6. Build up a portfolio
All the writing you’ve done in your spare time can be put together as a portfolio and shown to employers, whether online or as a printed version.
Creating a website portfolio using a site such as Contently and Clippings.me can be really beneficial for a writer as all your work is easily accessible and can be associated with your name. However, it’s important to note that your portfolio shouldn’t include everything you’ve ever written, especially those stories you wrote back when you were 13. Keep it relevant to the role you’re working towards and updated with your best work from the last few years.
Despite the importance of an online presence, don’t underestimate the impact of printing off samples of your work to take to interviews. This can illustrate your dedication to your career and the care you take with your work.
7. Get professional experience
Writing for your blog or student newspaper is a great way to get started, but professional writing experience will really stand out on your CV. Internships and work placements are great ways to do this and can be taken alongside your studies or for longer periods during the summer. Although some placements are unpaid, they can be helpful in getting you started before better positions become available.
8. Find paid work
After going through all these steps, you’re probably ready to consider applying for a real job as a writer. Although the world of writing is very competitive, with a great portfolio, a proven track record and – most importantly – a real passion towards your chosen career path, your chances of being hired are significantly increased.

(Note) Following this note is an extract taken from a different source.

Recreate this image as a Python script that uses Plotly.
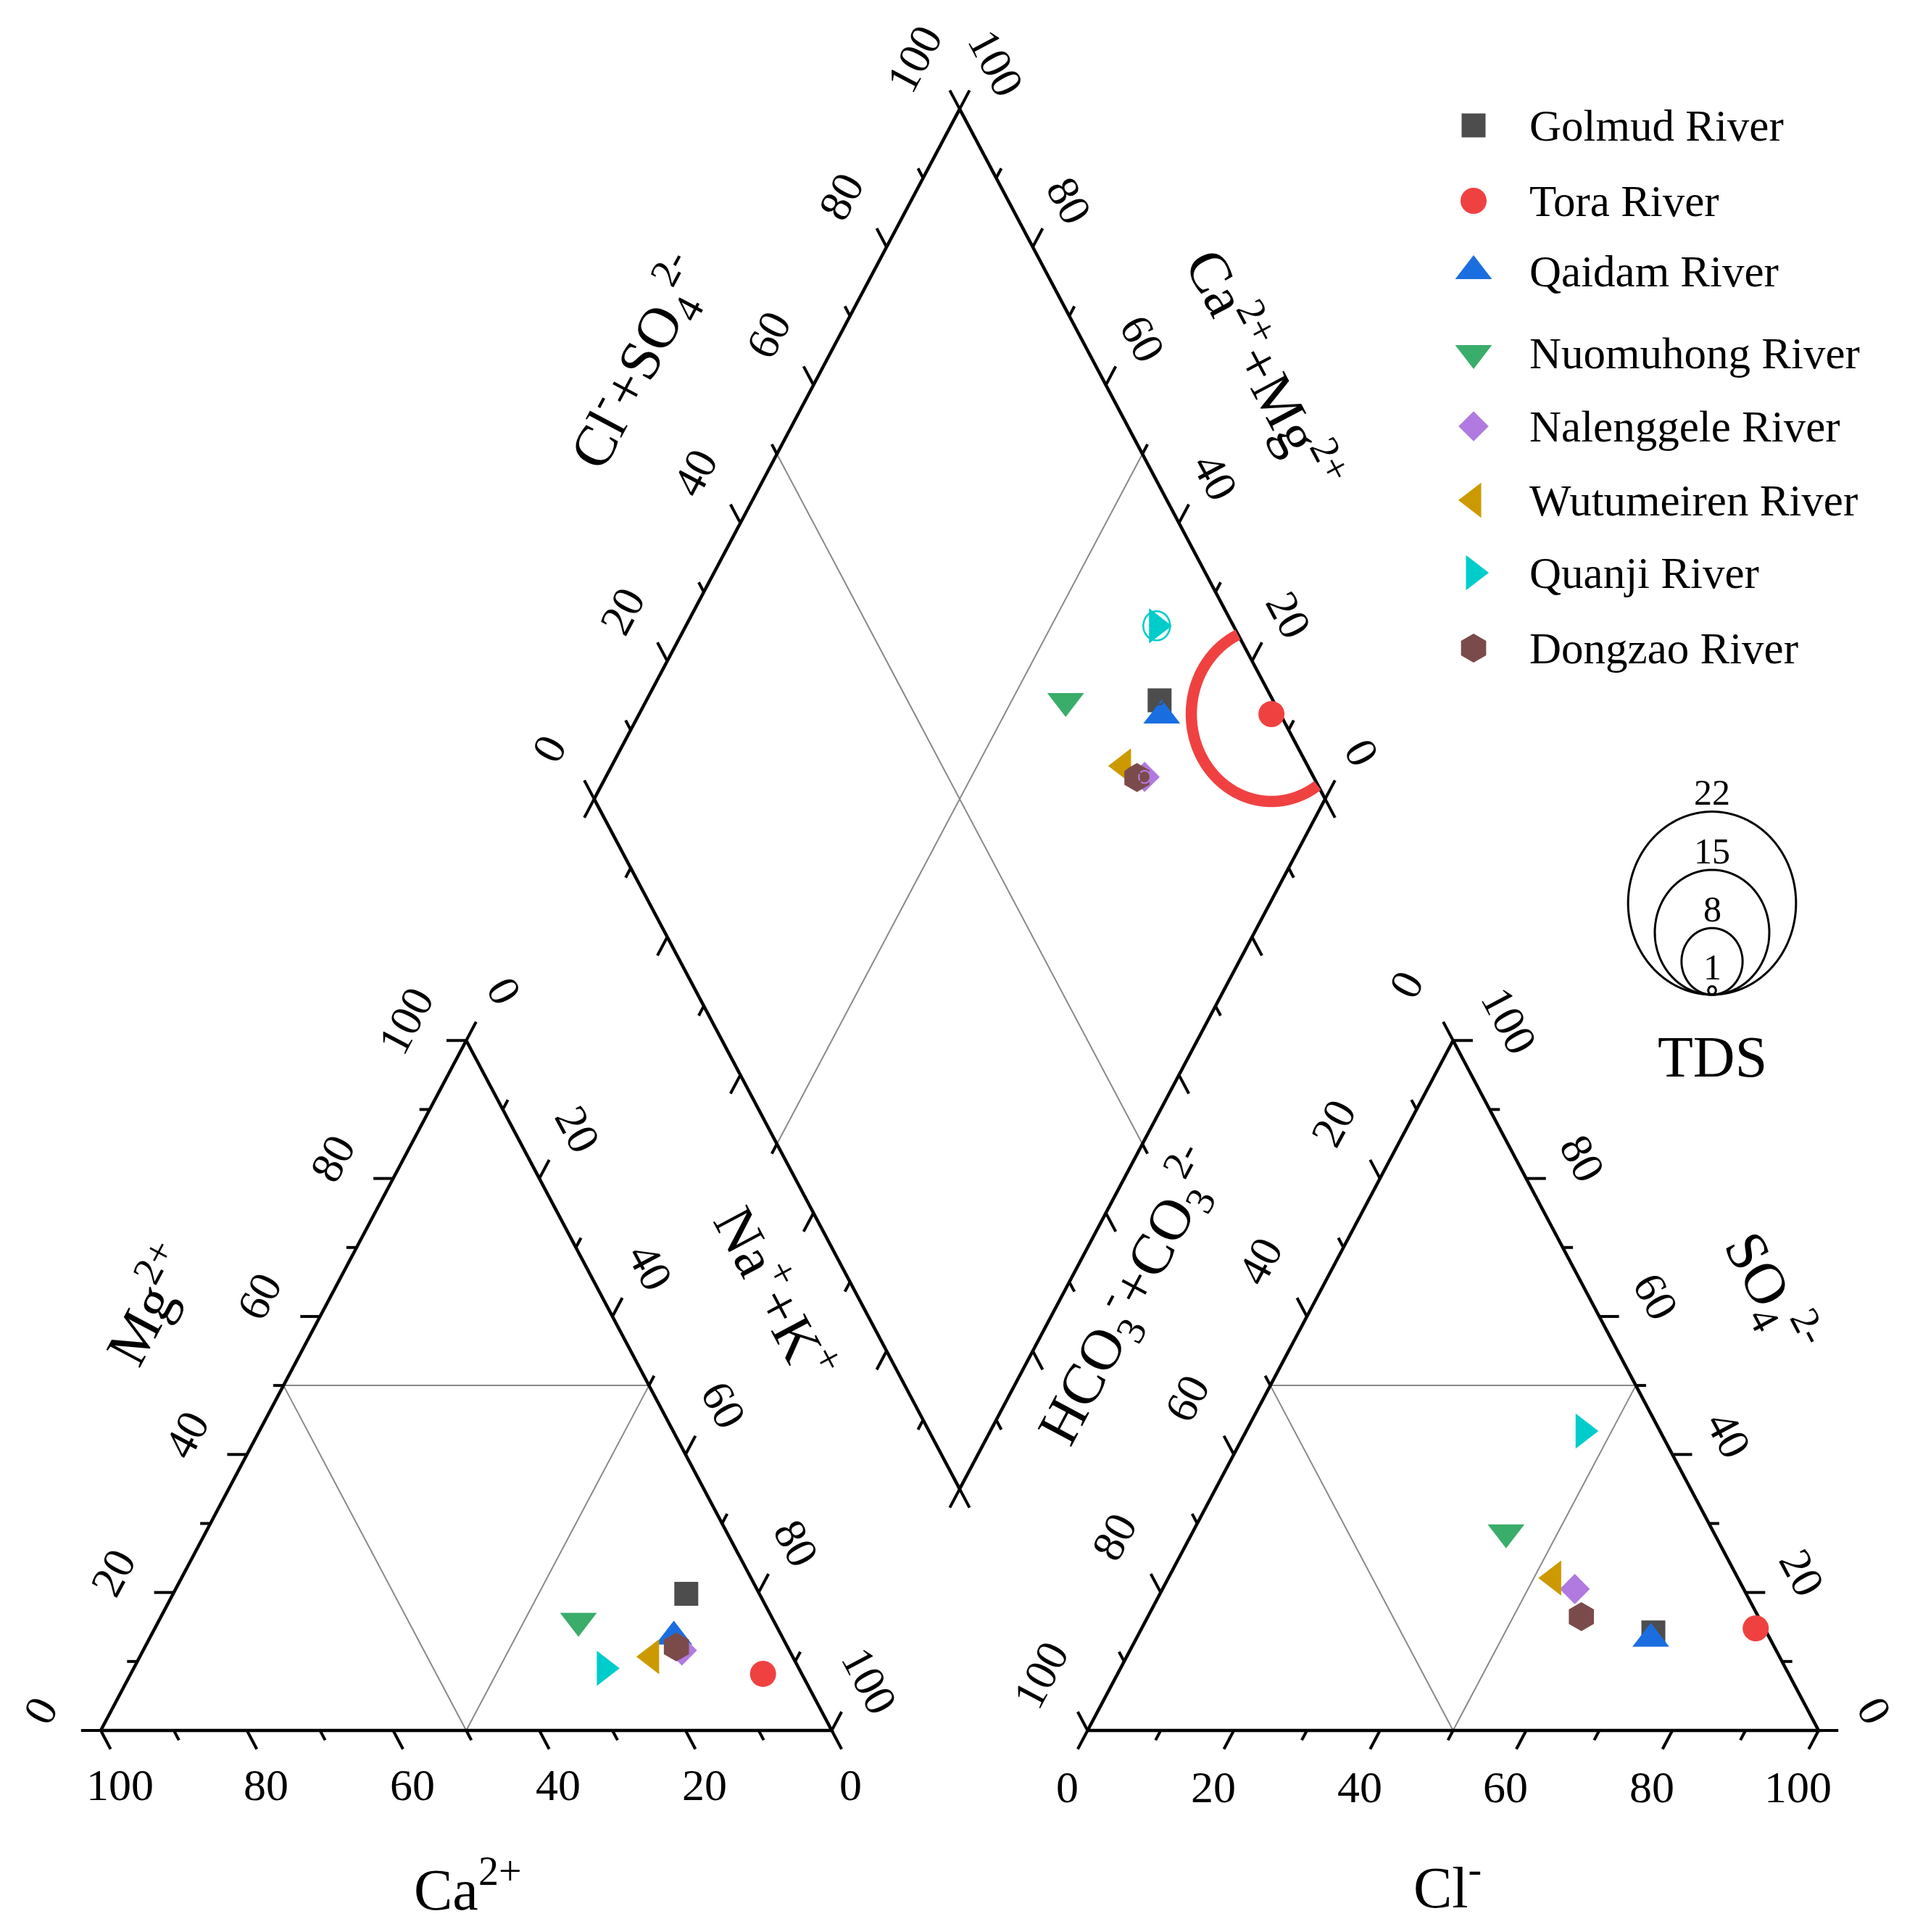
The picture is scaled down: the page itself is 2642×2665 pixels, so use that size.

You could also choose the path of the freelance writer, which is considerably more difficult at the beginning when you lack contacts. Building up a reputation and a client base takes time and it could be a long while before you start earning enough money to live on. If you’re determined to write on a freelance basis, consider doing this alongside your current job before you drop everything, and gradually come to a point where you can write full-time.
Writing can be an incredibly rewarding career choice but getting started takes a lot of self-motivation and patience. Eventually, all your hard work will pay off and the feeling of having succeeded will be all the more satisfying.